When Wilson enters a tavern to discuss life before the Revolution with an older prole, the man cannot recall whether life was better or worse in the past. Despite remembering useless details from when he was a young man, the old prole cannot distinguish if the quality of life was better before the Revolution. There are several reasons as to why the old man cannot describe to Winston whether life was better or worse in the past. One significant reason that the old man cannot recall what life was like in the past is because the Party has utterly erased history. On an everyday basis, Party members manipulate and erase history to the extent that individuals no longer have a reference point of the past. Another possible reason that the old man cannot recall whether life was better or worse is because he lacks the intelligence to perceive life from a larger perspective. The old prole can only recall insignificant memories. If the old man were to look at history books, he would still be unable to tell what life was like because the Party alters the past. 

pohnpei397 eNotes educator| Certified Educator

When Winston goes in to the pub, he wants to talk to the old man and ask him if things were better before the revolution.  He talks to the man at length, but can not get an answer that satisfies him.

What he says is that the man is too old to tell him.  He says that the many remembers too many random details about his past life, but nothing of importance.  He remembers, for example, when he last saw a top hat, but he no longer has the clarity of thought needed to think about a "big picture" question like "was life better before the revolution."

So, the short answer is that the man is too old.

omggirl1112 | Student

The man is not too old to recall how Oceania was before the revolution.

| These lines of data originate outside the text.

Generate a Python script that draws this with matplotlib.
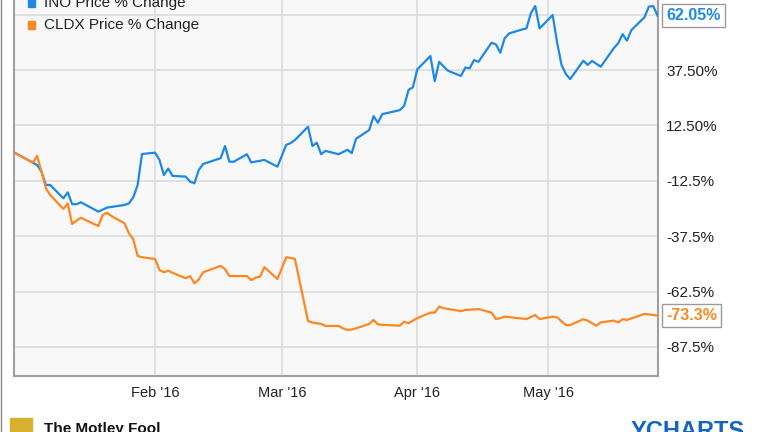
import pandas as pd
import numpy as np
import matplotlib
matplotlib.use("Agg")
import matplotlib.pyplot as plt
import matplotlib.dates as mdates
from matplotlib.lines import Line2D

plt.rcParams['font.family'] = ['Liberation Sans', 'DejaVu Sans']

# INO price % change, vertices
ino_dates = ['2015-12-31', '2016-01-05', '2016-01-06', '2016-01-07', '2016-01-08',
             '2016-01-11', '2016-01-12', '2016-01-13', '2016-01-14', '2016-01-15',
             '2016-01-19', '2016-01-21', '2016-01-25', '2016-01-26', '2016-01-27',
             '2016-01-28', '2016-01-29', '2016-02-01', '2016-02-02', '2016-02-03',
             '2016-02-04', '2016-02-05', '2016-02-08', '2016-02-09', '2016-02-10',
             '2016-02-11', '2016-02-12', '2016-02-16', '2016-02-17', '2016-02-18',
             '2016-02-19', '2016-02-22', '2016-02-23', '2016-02-26', '2016-02-29',
             '2016-03-02', '2016-03-03', '2016-03-04', '2016-03-07', '2016-03-08',
             '2016-03-09', '2016-03-10', '2016-03-11', '2016-03-14', '2016-03-15',
             '2016-03-16', '2016-03-17', '2016-03-18', '2016-03-21', '2016-03-22',
             '2016-03-23', '2016-03-24', '2016-03-28', '2016-03-29', '2016-03-30',
             '2016-03-31', '2016-04-01', '2016-04-04', '2016-04-05', '2016-04-06',
             '2016-04-08', '2016-04-11', '2016-04-12', '2016-04-13', '2016-04-14',
             '2016-04-15', '2016-04-18', '2016-04-19', '2016-04-20', '2016-04-21',
             '2016-04-22', '2016-04-25', '2016-04-26', '2016-04-27', '2016-04-28',
             '2016-04-29', '2016-05-02', '2016-05-03', '2016-05-04', '2016-05-05',
             '2016-05-06', '2016-05-09', '2016-05-10', '2016-05-11', '2016-05-13',
             '2016-05-16', '2016-05-17', '2016-05-18', '2016-05-19', '2016-05-20',
             '2016-05-23', '2016-05-24', '2016-05-25', '2016-05-26']
ino_pct = [0.0, -5.4, -8.4, -14.4, -14.4,
           -20.4, -17.7, -23.0, -23.1, -22.2,
           -26.4, -24.6, -23.4, -22.7, -20.0,
           -14.4, -0.4, 0.2, -3.1, -9.9,
           -7.0, -10.3, -10.6, -12.9, -13.6,
           -7.6, -4.9, -2.3, 3.2, -3.9,
           -3.9, -0.5, -4.2, -3.1, -6.1,
           3.7, 4.5, 5.9, 11.9, 3.2,
           4.7, -0.5, 1.0, -0.5, 0.5,
           1.5, 0.0, 6.5, 10.4, 16.7,
           13.7, 17.6, 19.4, 21.3, 28.5,
           29.7, 37.8, 43.8, 32.5, 41.2,
           37.2, 34.8, 38.6, 38.3, 42.0,
           41.2, 49.8, 49.1, 45.3, 51.8,
           54.0, 55.8, 56.3, 63.1, 66.4,
           56.3, 62.3, 50.0, 39.9, 35.7,
           33.4, 41.7, 39.8, 41.6, 39.0,
           47.4, 49.6, 53.7, 50.7, 55.5,
           61.3, 66.1, 66.4, 62.05]

# CLDX price % change
cldx_dates = ['2015-12-31', '2016-01-04', '2016-01-05', '2016-01-06', '2016-01-07',
              '2016-01-08', '2016-01-11', '2016-01-12', '2016-01-13', '2016-01-14',
              '2016-01-15', '2016-01-19', '2016-01-20', '2016-01-21', '2016-01-22',
              '2016-01-25', '2016-01-26', '2016-01-27', '2016-01-28', '2016-01-29',
              '2016-02-01', '2016-02-02', '2016-02-03', '2016-02-04', '2016-02-05',
              '2016-02-08', '2016-02-09', '2016-02-10', '2016-02-11', '2016-02-12',
              '2016-02-16', '2016-02-17', '2016-02-18', '2016-02-22', '2016-02-23',
              '2016-02-24', '2016-02-25', '2016-02-26', '2016-02-29', '2016-03-01',
              '2016-03-02', '2016-03-03', '2016-03-04', '2016-03-07', '2016-03-08',
              '2016-03-09', '2016-03-10', '2016-03-11', '2016-03-14', '2016-03-15',
              '2016-03-16', '2016-03-17', '2016-03-18', '2016-03-21', '2016-03-22',
              '2016-03-23', '2016-03-24', '2016-03-28', '2016-03-29', '2016-03-30',
              '2016-03-31', '2016-04-01', '2016-04-04', '2016-04-05', '2016-04-06',
              '2016-04-07', '2016-04-11', '2016-04-12', '2016-04-15', '2016-04-18',
              '2016-04-19', '2016-04-20', '2016-04-21', '2016-04-26', '2016-04-28',
              '2016-04-29', '2016-05-02', '2016-05-03', '2016-05-05', '2016-05-06',
              '2016-05-09', '2016-05-10', '2016-05-11', '2016-05-12', '2016-05-13',
              '2016-05-16', '2016-05-17', '2016-05-18', '2016-05-19', '2016-05-23',
              '2016-05-26']
cldx_pct = [0.0, -4.3, -1.3, -8.4, -15.9,
            -18.9, -25.2, -22.7, -32.0, -30.5,
            -29.2, -32.9, -27.9, -26.9, -28.4,
            -31.7, -36.2, -38.9, -46.4, -47.0,
            -47.8, -52.8, -53.8, -53.1, -54.0,
            -56.5, -55.5, -58.8, -57.0, -53.8,
            -50.9, -52.4, -55.5, -55.5, -57.3,
            -56.2, -55.8, -51.5, -56.8, -52.0,
            -47.0, -47.3, -47.8, -75.8, -76.5,
            -76.8, -77.1, -78.0, -78.0, -79.1,
            -79.8, -79.6, -79.1, -77.1, -75.3,
            -77.3, -77.5, -77.9, -76.1, -76.8,
            -75.6, -74.5, -72.0, -72.0, -69.3,
            -70.0, -71.3, -70.8, -70.4, -72.0,
            -74.9, -74.5, -73.8, -74.9, -73.1,
            -74.9, -73.8, -74.1, -77.6, -77.6,
            -75.0, -75.6, -76.8, -77.9, -76.4,
            -75.6, -76.4, -75.0, -75.3, -72.6,
            -73.3]

ytick_vals = [-87.5, -62.5, -37.5, -12.5, 12.5, 37.5, 62.5]
ytick_labels = ['-87.5%', '-62.5%', '-37.5%', '-12.5%', '12.50%', '37.50%', '']
xtick_dates = ['2016-02-01', '2016-03-01', '2016-04-01', '2016-05-01']
xtick_labels = ["Feb '16", "Mar '16", "Apr '16", "May '16"]

blue = '#1e88e5'
orange = '#fd8721'

W, H = 764, 432
fig = plt.figure(figsize=(W / 100, H / 100), dpi=100)
fig.patch.set_facecolor('white')

# axes placed in pixel terms: x 14..658, y 0..376 (from top)
ax = fig.add_axes([14 / W, (H - 376) / H, (658 - 14) / W, 376 / H])
ax.set_facecolor('#f8f8f8')

ino_x = pd.to_datetime(ino_dates)
cldx_x = pd.to_datetime(cldx_dates)
ax.plot(ino_x, ino_pct, color=blue, lw=1.6, zorder=3, solid_joinstyle='round')
ax.plot(cldx_x, cldx_pct, color=orange, lw=1.6, zorder=3, solid_joinstyle='round')

feb1 = pd.Timestamp('2016-02-01')
ax.set_xlim(feb1 - pd.Timedelta(days=32.3), feb1 + pd.Timedelta(days=115.1))
ax.set_ylim(-100.6, 69.1)

ax.set_xticks(pd.to_datetime(xtick_dates))
ax.set_xticklabels(xtick_labels)
ax.set_yticks(ytick_vals)
ax.set_yticklabels(ytick_labels)
ax.yaxis.tick_right()
ax.tick_params(axis='y', length=0, pad=6, labelsize=11, labelcolor='#222222')
ax.tick_params(axis='x', length=0, pad=7, labelsize=10.5, labelcolor='#222222')
ax.grid(True, color='#dcdcdc', lw=1.2)
ax.set_axisbelow(True)

for side in ['left', 'bottom', 'right']:
    ax.spines[side].set_color('#a0a0a0')
    ax.spines[side].set_linewidth(1.5)
ax.spines['top'].set_visible(False)

# legend squares + labels at the top (partly cut off)
def px(x, y):
    return x / W, 1 - y / H

for i, (name, col) in enumerate([('INO Price % Change', blue), ('CLDX Price % Change', orange)]):
    yy = 3 + 22 * i
    fig.patches.append(plt.Rectangle(px(28, yy + 4), 7 / W, 8 / H, color=col,
                                     transform=fig.transFigure, figure=fig))
    fig.text(*px(44, yy), name, fontsize=11, color='#222222', va='center', ha='left')

# end-value labels
ax.annotate('62.05%', xy=(1, ino_pct[-1]), xycoords=('axes fraction', 'data'),
            xytext=(6, 0), textcoords='offset points', va='center', ha='left',
            fontsize=11.5, fontweight='bold', color=blue,
            bbox=dict(boxstyle='square,pad=0.25', fc='white', ec='#9a9a9a', lw=1))
ax.annotate('-73.3%', xy=(1, cldx_pct[-1]), xycoords=('axes fraction', 'data'),
            xytext=(6, 0), textcoords='offset points', va='center', ha='left',
            fontsize=11.5, fontweight='bold', color=orange,
            bbox=dict(boxstyle='square,pad=0.25', fc='white', ec='#9a9a9a', lw=1))

# footer branding, cut off by the bottom edge
fig.text(*px(44, 422), 'The Motley Fool', fontsize=11, fontweight='bold',
         color='#111111', va='top', ha='left')
fig.patches.append(plt.Rectangle(px(10, 432), 22 / W, 14 / H, color='#d8b030',
                                 transform=fig.transFigure, figure=fig))
fig.text(*px(745, 420), 'YCHARTS', fontsize=17, fontweight='bold',
         color='#1565c0', va='top', ha='right')

# thin frame line on the left edge of the image
fig.add_artist(Line2D([0.5 / W, 0.5 / W], [0, 1], color='#888888', lw=1,
                      transform=fig.transFigure))

fig.savefig('out.png', dpi=100)
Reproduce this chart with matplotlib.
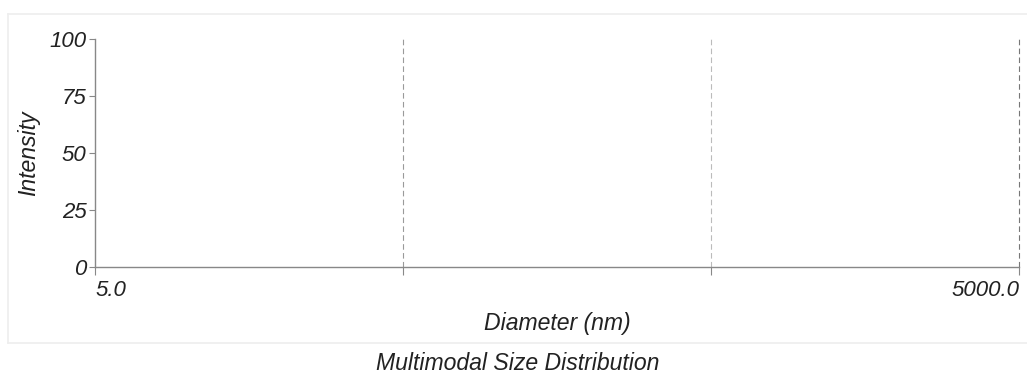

In fact, he remembers every bit of how life was. The Party, the telescreens, and especially "Big Brother" have instilled fear into him and he knows that he is being watched at all times. Also, the Party can change and erase the history; some of Oceania's history may just be made up lies! The old man knows the real history and by not answering Winston's question, he is able to keep the truth alive...but only he acknowledges what is true and what is not.